Pakistan calls for aid as homeless flood toll reaches 1 million:
Pakistan has called on the international community to rush aid to 1 million people left homeless by massive flooding as more rain was set to hit stricken areas in coming daysFloods following a cyclone and rain have left as many as 100 people dead in southwestern Pakistan, a senior relief official said Sunday, but unofficial estimates are considerably higher.
Some 500 people have died across the subcontinent - in Pakistan, India and Afghanistan - since the start of the monsoon season in early July.

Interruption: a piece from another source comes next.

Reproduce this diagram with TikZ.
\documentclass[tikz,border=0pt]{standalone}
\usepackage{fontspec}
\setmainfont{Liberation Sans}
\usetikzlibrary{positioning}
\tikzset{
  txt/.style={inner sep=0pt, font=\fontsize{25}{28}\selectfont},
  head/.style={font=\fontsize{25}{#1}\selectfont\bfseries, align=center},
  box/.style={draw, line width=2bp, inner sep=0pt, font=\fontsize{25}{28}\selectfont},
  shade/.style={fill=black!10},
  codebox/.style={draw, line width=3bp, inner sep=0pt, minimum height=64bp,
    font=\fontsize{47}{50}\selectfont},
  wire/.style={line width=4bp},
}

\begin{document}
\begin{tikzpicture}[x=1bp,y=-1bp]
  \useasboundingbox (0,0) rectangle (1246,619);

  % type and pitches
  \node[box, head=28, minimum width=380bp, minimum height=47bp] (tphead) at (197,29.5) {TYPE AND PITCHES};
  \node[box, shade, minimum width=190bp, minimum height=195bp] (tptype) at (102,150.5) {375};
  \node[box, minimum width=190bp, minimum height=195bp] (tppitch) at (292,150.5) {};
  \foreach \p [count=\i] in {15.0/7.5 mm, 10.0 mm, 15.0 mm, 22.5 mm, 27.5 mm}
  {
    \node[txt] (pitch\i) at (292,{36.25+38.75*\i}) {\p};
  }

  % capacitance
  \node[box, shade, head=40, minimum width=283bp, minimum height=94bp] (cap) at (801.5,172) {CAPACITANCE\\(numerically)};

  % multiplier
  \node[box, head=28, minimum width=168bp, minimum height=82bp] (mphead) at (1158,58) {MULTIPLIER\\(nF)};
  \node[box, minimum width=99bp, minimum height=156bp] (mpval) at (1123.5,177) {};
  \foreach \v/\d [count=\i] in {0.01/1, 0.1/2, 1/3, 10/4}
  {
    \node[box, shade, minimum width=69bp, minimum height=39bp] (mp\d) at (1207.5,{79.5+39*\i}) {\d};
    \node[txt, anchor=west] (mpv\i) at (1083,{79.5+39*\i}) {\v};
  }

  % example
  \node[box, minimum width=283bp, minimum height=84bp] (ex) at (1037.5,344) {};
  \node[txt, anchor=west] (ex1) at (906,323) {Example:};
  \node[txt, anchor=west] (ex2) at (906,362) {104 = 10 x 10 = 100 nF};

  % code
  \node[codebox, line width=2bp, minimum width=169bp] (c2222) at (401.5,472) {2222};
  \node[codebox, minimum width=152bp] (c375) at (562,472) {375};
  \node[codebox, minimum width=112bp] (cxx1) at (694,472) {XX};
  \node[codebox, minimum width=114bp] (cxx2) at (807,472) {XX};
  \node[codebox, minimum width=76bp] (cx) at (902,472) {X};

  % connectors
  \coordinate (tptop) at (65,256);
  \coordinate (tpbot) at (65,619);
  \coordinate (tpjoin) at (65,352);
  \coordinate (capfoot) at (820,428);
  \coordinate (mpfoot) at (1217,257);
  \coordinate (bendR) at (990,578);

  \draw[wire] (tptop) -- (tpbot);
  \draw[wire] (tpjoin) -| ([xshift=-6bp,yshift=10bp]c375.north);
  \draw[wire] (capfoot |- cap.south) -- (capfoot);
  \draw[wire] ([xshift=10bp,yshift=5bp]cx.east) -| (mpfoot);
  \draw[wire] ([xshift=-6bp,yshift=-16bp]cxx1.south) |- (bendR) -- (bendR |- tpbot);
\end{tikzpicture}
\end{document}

Following a two-day tour of the flooded area Sunday, Pakistan Prime Minister Shaukat Aziz asked for relief and rehabilitation aid from foreign countries, international agencies and private donors.
He said more helicopters would be added to army efforts to ferry food, medicine and other relief supplies to areas of Baluchistan province which was hit by Cyclone Yemyin last Tuesday.
The flooding also has spread into adjacent Sindh province to the east, where some 20,000 people were rendered homeless in Shahdad Kot district after waters from a canal spilled over protective embankments, provincial relief comissioner Munir Ahmed said Monday.
Tariq Ayub, Baluchistan's home secretary, who is overseeing the flood relief operation, said many of the casualties occurred due to drowning and people getting trapped under the debris of their collapsing homes in 13 hardest-hit Baluchistan districts.